Write out the data below exactly as given, without any of its pictures.

____

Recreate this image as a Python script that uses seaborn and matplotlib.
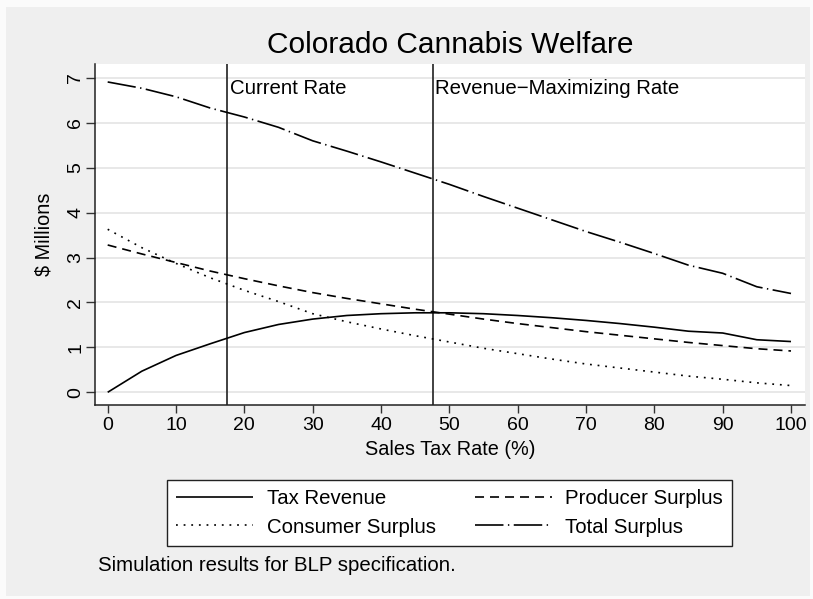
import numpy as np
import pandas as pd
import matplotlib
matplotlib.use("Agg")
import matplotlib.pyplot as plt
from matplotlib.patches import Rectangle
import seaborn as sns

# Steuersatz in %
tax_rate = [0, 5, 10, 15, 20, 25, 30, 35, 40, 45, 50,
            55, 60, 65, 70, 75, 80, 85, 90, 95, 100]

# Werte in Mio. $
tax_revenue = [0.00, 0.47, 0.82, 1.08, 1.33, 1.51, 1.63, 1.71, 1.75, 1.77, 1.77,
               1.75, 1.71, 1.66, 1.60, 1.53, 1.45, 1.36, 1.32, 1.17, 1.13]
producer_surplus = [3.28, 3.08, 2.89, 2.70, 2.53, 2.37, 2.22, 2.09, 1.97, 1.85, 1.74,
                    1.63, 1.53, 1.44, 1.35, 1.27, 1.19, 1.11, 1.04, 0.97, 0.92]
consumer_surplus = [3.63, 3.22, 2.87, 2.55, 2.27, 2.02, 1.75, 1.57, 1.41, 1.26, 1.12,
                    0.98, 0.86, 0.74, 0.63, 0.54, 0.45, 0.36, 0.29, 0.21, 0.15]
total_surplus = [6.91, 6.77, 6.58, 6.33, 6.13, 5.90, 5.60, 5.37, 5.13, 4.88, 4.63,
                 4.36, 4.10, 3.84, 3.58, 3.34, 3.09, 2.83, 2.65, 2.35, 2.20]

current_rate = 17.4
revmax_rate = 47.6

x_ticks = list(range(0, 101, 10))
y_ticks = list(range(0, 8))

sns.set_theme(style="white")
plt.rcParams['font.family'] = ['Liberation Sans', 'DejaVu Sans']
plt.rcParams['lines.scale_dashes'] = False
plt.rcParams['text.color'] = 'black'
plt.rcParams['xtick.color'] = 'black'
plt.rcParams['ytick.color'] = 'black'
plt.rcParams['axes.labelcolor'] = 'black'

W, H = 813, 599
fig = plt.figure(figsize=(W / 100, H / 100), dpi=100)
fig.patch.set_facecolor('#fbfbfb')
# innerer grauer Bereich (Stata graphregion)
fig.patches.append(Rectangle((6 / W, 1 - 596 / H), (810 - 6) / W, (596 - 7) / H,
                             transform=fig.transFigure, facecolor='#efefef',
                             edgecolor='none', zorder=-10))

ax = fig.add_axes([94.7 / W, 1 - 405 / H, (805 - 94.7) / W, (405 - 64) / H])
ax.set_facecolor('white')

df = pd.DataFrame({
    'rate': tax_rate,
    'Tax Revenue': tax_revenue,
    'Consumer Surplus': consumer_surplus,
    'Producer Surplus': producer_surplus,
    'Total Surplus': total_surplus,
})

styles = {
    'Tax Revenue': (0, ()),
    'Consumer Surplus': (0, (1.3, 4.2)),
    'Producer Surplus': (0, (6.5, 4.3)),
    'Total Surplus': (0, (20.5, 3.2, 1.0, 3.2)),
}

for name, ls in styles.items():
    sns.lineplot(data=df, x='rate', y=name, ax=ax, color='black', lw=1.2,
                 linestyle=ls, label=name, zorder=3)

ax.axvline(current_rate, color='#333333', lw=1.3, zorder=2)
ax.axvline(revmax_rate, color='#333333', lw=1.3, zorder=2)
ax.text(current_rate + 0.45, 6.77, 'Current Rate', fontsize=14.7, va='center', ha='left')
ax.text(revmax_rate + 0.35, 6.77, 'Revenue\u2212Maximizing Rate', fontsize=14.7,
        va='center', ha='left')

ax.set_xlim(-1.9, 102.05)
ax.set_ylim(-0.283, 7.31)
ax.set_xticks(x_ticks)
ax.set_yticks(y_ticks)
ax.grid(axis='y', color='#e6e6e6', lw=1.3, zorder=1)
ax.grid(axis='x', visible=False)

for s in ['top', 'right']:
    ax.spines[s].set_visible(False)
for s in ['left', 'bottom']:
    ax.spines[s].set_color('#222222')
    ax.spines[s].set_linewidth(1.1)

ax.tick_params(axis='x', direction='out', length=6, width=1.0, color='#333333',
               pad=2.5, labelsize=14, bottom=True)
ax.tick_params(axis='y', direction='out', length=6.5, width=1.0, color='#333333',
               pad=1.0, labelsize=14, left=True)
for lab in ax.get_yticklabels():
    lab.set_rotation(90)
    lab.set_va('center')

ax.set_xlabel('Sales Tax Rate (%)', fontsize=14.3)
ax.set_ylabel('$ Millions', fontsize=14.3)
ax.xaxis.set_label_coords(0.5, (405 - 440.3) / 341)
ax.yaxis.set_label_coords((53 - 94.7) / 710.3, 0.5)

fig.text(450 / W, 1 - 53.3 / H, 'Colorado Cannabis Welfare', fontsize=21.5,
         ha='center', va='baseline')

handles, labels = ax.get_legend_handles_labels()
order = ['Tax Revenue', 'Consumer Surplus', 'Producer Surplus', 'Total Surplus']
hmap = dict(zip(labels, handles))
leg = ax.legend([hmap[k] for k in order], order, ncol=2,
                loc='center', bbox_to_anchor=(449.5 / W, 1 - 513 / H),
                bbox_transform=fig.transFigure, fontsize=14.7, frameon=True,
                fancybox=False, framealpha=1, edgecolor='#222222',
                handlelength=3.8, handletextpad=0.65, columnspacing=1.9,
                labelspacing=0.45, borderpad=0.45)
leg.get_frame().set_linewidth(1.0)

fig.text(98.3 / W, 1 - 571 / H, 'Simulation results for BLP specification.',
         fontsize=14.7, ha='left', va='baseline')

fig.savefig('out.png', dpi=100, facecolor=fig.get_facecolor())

____

▸ Written answer:
Recreate this image as a Python script that uses seaborn and matplotlib.
import numpy as np
import pandas as pd
import matplotlib
matplotlib.use("Agg")
import matplotlib.pyplot as plt
from matplotlib.patches import Rectangle
import seaborn as sns

# Steuersatz in %
tax_rate = [0, 5, 10, 15, 20, 25, 30, 35, 40, 45, 50,
            55, 60, 65, 70, 75, 80, 85, 90, 95, 100]

# Werte in Mio. $
tax_revenue = [0.00, 0.47, 0.82, 1.08, 1.33, 1.51, 1.63, 1.71, 1.75, 1.77, 1.77,
               1.75, 1.71, 1.66, 1.60, 1.53, 1.45, 1.36, 1.32, 1.17, 1.13]
producer_surplus = [3.28, 3.08, 2.89, 2.70, 2.53, 2.37, 2.22, 2.09, 1.97, 1.85, 1.74,
                    1.63, 1.53, 1.44, 1.35, 1.27, 1.19, 1.11, 1.04, 0.97, 0.92]
consumer_surplus = [3.63, 3.22, 2.87, 2.55, 2.27, 2.02, 1.75, 1.57, 1.41, 1.26, 1.12,
                    0.98, 0.86, 0.74, 0.63, 0.54, 0.45, 0.36, 0.29, 0.21, 0.15]
total_surplus = [6.91, 6.77, 6.58, 6.33, 6.13, 5.90, 5.60, 5.37, 5.13, 4.88, 4.63,
                 4.36, 4.10, 3.84, 3.58, 3.34, 3.09, 2.83, 2.65, 2.35, 2.20]

current_rate = 17.4
revmax_rate = 47.6

x_ticks = list(range(0, 101, 10))
y_ticks = list(range(0, 8))

sns.set_theme(style="white")
plt.rcParams['font.family'] = ['Liberation Sans', 'DejaVu Sans']
plt.rcParams['lines.scale_dashes'] = False
plt.rcParams['text.color'] = 'black'
plt.rcParams['xtick.color'] = 'black'
plt.rcParams['ytick.color'] = 'black'
plt.rcParams['axes.labelcolor'] = 'black'

W, H = 813, 599
fig = plt.figure(figsize=(W / 100, H / 100), dpi=100)
fig.patch.set_facecolor('#fbfbfb')
# innerer grauer Bereich (Stata graphregion)
fig.patches.append(Rectangle((6 / W, 1 - 596 / H), (810 - 6) / W, (596 - 7) / H,
                             transform=fig.transFigure, facecolor='#efefef',
                             edgecolor='none', zorder=-10))

ax = fig.add_axes([94.7 / W, 1 - 405 / H, (805 - 94.7) / W, (405 - 64) / H])
ax.set_facecolor('white')

df = pd.DataFrame({
    'rate': tax_rate,
    'Tax Revenue': tax_revenue,
    'Consumer Surplus': consumer_surplus,
    'Producer Surplus': producer_surplus,
    'Total Surplus': total_surplus,
})

styles = {
    'Tax Revenue': (0, ()),
    'Consumer Surplus': (0, (1.3, 4.2)),
    'Producer Surplus': (0, (6.5, 4.3)),
    'Total Surplus': (0, (20.5, 3.2, 1.0, 3.2)),
}

for name, ls in styles.items():
    sns.lineplot(data=df, x='rate', y=name, ax=ax, color='black', lw=1.2,
                 linestyle=ls, label=name, zorder=3)

ax.axvline(current_rate, color='#333333', lw=1.3, zorder=2)
ax.axvline(revmax_rate, color='#333333', lw=1.3, zorder=2)
ax.text(current_rate + 0.45, 6.77, 'Current Rate', fontsize=14.7, va='center', ha='left')
ax.text(revmax_rate + 0.35, 6.77, 'Revenue\u2212Maximizing Rate', fontsize=14.7,
        va='center', ha='left')

ax.set_xlim(-1.9, 102.05)
ax.set_ylim(-0.283, 7.31)
ax.set_xticks(x_ticks)
ax.set_yticks(y_ticks)
ax.grid(axis='y', color='#e6e6e6', lw=1.3, zorder=1)
ax.grid(axis='x', visible=False)

for s in ['top', 'right']:
    ax.spines[s].set_visible(False)
for s in ['left', 'bottom']:
    ax.spines[s].set_color('#222222')
    ax.spines[s].set_linewidth(1.1)

ax.tick_params(axis='x', direction='out', length=6, width=1.0, color='#333333',
               pad=2.5, labelsize=14, bottom=True)
ax.tick_params(axis='y', direction='out', length=6.5, width=1.0, color='#333333',
               pad=1.0, labelsize=14, left=True)
for lab in ax.get_yticklabels():
    lab.set_rotation(90)
    lab.set_va('center')

ax.set_xlabel('Sales Tax Rate (%)', fontsize=14.3)
ax.set_ylabel('$ Millions', fontsize=14.3)
ax.xaxis.set_label_coords(0.5, (405 - 440.3) / 341)
ax.yaxis.set_label_coords((53 - 94.7) / 710.3, 0.5)

fig.text(450 / W, 1 - 53.3 / H, 'Colorado Cannabis Welfare', fontsize=21.5,
         ha='center', va='baseline')

handles, labels = ax.get_legend_handles_labels()
order = ['Tax Revenue', 'Consumer Surplus', 'Producer Surplus', 'Total Surplus']
hmap = dict(zip(labels, handles))
leg = ax.legend([hmap[k] for k in order], order, ncol=2,
                loc='center', bbox_to_anchor=(449.5 / W, 1 - 513 / H),
                bbox_transform=fig.transFigure, fontsize=14.7, frameon=True,
                fancybox=False, framealpha=1, edgecolor='#222222',
                handlelength=3.8, handletextpad=0.65, columnspacing=1.9,
                labelspacing=0.45, borderpad=0.45)
leg.get_frame().set_linewidth(1.0)

fig.text(98.3 / W, 1 - 571 / H, 'Simulation results for BLP specification.',
         fontsize=14.7, ha='left', va='baseline')

fig.savefig('out.png', dpi=100, facecolor=fig.get_facecolor())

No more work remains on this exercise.